• [Stored rows]:
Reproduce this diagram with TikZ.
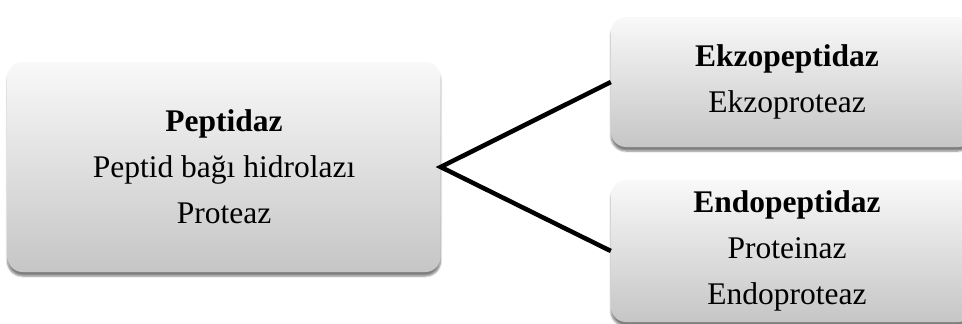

* * *

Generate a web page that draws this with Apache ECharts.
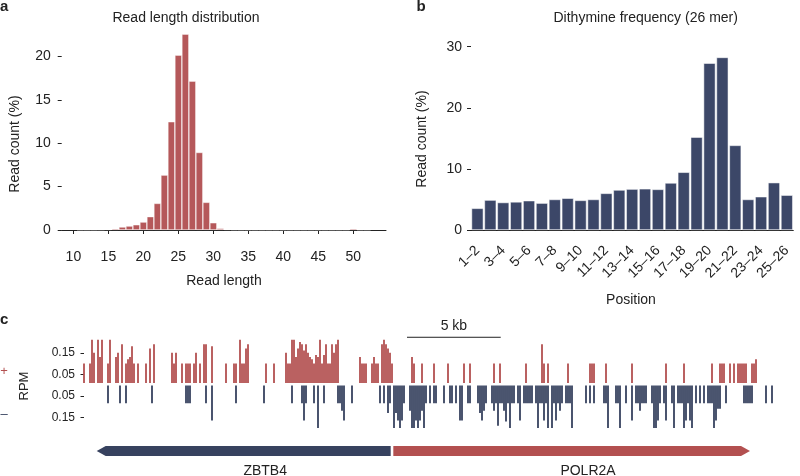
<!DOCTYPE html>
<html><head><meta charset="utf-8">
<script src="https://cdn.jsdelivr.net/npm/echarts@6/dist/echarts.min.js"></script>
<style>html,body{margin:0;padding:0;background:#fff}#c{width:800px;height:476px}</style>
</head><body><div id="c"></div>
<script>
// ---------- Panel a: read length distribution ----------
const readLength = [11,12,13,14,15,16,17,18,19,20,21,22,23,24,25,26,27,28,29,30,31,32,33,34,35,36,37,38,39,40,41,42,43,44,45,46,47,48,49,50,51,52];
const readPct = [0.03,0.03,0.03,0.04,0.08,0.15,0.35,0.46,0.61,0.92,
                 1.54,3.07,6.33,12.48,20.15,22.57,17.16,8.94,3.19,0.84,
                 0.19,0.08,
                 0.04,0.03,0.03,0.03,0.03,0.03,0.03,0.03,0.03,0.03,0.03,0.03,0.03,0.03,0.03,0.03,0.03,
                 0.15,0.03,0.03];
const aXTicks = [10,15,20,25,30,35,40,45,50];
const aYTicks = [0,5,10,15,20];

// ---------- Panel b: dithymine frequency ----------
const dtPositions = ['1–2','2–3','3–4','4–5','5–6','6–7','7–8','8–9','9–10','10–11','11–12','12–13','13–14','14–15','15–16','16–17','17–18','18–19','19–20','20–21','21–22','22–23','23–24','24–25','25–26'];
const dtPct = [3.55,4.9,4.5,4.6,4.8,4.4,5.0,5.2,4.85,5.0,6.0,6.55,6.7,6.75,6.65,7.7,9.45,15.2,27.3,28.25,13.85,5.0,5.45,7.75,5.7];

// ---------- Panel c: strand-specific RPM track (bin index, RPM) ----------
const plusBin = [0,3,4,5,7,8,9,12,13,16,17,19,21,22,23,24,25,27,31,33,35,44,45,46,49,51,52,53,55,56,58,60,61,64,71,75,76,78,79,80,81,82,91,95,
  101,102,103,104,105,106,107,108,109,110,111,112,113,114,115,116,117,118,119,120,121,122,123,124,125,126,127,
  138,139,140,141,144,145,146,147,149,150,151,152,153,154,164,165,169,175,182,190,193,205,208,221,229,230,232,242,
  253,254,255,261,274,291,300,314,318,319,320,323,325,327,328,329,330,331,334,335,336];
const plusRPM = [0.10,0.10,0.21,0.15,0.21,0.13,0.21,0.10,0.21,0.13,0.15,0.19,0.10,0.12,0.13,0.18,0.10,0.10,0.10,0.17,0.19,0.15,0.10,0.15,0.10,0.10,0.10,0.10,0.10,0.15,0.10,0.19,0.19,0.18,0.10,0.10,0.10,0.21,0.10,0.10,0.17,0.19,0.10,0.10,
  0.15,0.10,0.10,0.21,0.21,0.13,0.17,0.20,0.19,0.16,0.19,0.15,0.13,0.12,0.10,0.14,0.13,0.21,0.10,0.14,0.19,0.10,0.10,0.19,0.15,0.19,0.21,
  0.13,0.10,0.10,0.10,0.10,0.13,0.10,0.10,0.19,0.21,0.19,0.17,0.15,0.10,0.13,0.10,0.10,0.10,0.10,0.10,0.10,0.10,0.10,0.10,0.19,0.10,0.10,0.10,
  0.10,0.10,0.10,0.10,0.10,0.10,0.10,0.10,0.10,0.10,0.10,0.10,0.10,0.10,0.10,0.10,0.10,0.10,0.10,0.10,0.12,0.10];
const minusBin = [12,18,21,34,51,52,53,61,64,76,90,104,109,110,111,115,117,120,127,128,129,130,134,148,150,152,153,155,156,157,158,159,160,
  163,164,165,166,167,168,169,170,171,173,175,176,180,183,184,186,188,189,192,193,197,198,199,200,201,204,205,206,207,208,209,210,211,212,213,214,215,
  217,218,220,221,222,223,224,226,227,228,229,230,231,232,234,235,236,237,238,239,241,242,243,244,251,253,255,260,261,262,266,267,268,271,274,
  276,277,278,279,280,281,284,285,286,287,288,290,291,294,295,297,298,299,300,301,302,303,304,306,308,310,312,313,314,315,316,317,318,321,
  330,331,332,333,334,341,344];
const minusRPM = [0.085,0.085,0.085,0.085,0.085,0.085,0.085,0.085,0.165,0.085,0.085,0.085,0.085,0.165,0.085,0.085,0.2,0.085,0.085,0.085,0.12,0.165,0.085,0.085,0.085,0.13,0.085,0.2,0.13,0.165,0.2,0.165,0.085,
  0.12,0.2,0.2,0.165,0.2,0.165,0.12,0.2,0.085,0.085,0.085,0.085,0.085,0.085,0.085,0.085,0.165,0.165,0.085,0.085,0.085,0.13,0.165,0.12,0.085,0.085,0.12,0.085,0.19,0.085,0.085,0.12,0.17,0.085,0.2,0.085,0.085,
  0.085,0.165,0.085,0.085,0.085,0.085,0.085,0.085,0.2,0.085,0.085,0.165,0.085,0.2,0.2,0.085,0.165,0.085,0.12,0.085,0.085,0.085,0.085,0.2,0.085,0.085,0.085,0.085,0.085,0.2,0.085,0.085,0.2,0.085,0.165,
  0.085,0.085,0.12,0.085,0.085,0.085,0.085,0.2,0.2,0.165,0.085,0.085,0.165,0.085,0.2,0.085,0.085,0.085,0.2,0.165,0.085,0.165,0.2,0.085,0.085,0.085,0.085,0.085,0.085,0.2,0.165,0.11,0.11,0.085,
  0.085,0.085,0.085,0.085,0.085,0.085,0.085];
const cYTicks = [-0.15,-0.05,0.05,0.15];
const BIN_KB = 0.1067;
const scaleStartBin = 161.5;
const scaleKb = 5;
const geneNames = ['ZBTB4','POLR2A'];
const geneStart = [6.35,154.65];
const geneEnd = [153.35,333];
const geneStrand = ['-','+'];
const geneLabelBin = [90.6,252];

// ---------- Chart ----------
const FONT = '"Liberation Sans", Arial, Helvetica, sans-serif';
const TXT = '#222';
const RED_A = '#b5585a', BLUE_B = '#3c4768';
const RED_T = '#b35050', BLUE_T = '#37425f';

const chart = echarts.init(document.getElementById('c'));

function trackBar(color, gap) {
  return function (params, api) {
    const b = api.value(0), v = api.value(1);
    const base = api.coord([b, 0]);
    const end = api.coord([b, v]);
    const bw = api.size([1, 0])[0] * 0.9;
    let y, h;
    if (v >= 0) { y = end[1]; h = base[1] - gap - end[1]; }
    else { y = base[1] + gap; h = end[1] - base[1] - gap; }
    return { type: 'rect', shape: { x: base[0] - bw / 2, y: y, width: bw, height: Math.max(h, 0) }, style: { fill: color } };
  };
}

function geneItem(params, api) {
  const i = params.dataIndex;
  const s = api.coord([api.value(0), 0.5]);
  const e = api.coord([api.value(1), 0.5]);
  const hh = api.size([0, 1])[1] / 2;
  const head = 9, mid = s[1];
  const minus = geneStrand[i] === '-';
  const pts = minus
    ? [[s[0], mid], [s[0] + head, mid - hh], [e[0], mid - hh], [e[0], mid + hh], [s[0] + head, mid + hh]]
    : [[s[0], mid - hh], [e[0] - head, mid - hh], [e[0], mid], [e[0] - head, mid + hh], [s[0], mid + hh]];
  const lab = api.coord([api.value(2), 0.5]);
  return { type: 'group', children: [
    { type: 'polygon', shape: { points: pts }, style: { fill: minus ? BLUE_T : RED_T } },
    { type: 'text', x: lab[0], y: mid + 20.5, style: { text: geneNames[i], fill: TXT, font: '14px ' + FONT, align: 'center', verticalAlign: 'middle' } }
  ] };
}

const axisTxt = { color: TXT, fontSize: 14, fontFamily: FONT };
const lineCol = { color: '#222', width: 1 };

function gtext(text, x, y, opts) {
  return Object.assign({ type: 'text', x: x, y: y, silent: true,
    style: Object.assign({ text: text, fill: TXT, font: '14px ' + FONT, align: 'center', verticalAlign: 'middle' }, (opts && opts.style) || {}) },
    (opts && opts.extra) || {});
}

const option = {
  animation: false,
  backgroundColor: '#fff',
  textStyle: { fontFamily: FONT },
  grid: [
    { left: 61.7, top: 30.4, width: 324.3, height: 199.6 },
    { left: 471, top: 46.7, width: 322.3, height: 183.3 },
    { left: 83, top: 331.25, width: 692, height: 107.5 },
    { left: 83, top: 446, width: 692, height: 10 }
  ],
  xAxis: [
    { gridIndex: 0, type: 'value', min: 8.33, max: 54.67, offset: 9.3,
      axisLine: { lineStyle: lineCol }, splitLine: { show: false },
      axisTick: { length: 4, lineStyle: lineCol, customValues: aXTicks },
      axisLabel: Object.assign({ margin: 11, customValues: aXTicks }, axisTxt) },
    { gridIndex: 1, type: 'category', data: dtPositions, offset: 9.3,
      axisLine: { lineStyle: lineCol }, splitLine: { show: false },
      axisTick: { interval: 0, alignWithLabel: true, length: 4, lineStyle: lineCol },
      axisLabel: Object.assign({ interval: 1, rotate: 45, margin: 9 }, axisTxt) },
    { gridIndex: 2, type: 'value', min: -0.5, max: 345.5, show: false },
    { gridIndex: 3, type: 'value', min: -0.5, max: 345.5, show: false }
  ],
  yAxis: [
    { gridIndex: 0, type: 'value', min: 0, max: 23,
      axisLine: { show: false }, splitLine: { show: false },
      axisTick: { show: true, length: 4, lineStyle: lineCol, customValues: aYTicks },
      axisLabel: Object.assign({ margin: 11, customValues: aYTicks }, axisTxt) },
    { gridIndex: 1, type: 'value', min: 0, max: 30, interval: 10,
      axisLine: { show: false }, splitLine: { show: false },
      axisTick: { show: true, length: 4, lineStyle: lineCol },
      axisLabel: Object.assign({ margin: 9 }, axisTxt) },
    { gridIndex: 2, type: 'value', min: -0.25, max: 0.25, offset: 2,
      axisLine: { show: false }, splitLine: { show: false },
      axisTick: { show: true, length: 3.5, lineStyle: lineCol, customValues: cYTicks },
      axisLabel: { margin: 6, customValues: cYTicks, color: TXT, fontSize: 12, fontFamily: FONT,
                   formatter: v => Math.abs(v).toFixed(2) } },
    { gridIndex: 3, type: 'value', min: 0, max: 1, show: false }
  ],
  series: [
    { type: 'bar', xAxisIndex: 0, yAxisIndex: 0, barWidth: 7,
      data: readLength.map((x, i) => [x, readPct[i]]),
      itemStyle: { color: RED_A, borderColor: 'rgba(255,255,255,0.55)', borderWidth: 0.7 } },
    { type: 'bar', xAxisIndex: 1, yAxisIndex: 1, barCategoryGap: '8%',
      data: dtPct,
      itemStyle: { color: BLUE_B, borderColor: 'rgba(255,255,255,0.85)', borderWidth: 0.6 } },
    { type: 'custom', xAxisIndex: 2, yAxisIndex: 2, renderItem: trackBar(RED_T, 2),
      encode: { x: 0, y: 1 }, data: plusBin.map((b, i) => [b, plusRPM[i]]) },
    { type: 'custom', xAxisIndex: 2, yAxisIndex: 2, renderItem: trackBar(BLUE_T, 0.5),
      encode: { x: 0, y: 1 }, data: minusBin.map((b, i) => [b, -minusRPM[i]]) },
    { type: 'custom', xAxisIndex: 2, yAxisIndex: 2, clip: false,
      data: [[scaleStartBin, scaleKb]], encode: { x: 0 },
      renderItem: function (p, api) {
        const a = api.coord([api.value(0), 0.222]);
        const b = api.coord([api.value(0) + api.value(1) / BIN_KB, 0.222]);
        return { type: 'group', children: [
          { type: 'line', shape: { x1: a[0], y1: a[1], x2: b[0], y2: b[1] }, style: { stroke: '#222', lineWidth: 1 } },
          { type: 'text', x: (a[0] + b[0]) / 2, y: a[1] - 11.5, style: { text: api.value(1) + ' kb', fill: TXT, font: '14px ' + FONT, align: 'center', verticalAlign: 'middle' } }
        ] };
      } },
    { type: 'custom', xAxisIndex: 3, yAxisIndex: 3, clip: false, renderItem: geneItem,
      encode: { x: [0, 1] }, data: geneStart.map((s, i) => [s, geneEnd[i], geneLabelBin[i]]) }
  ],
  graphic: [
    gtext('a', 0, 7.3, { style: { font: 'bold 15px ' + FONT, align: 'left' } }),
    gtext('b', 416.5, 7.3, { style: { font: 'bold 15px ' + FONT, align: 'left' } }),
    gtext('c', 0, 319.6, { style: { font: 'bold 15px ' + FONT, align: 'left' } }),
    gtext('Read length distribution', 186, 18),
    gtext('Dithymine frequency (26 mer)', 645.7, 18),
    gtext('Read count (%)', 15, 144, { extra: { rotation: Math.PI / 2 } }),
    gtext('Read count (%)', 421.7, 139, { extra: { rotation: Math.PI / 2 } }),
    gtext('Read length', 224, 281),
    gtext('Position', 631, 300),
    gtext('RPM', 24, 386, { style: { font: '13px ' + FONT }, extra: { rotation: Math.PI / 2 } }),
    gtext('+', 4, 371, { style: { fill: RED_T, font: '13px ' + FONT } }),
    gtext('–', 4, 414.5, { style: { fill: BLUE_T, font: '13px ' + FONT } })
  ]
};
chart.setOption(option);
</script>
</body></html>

• [Problem details]:
Except for the pictures, write out exactly the lines from the line that contains "Generate a web" through the line that contains "const aYTicks = [0,5,10,15,20];", including both.

• [Exercise answer]:
Generate a web page that draws this with Apache ECharts.
<!DOCTYPE html>
<html><head><meta charset="utf-8">
<script src="https://cdn.jsdelivr.net/npm/echarts@6/dist/echarts.min.js"></script>
<style>html,body{margin:0;padding:0;background:#fff}#c{width:800px;height:476px}</style>
</head><body><div id="c"></div>
<script>
// ---------- Panel a: read length distribution ----------
const readLength = [11,12,13,14,15,16,17,18,19,20,21,22,23,24,25,26,27,28,29,30,31,32,33,34,35,36,37,38,39,40,41,42,43,44,45,46,47,48,49,50,51,52];
const readPct = [0.03,0.03,0.03,0.04,0.08,0.15,0.35,0.46,0.61,0.92,
                 1.54,3.07,6.33,12.48,20.15,22.57,17.16,8.94,3.19,0.84,
                 0.19,0.08,
                 0.04,0.03,0.03,0.03,0.03,0.03,0.03,0.03,0.03,0.03,0.03,0.03,0.03,0.03,0.03,0.03,0.03,
                 0.15,0.03,0.03];
const aXTicks = [10,15,20,25,30,35,40,45,50];
const aYTicks = [0,5,10,15,20];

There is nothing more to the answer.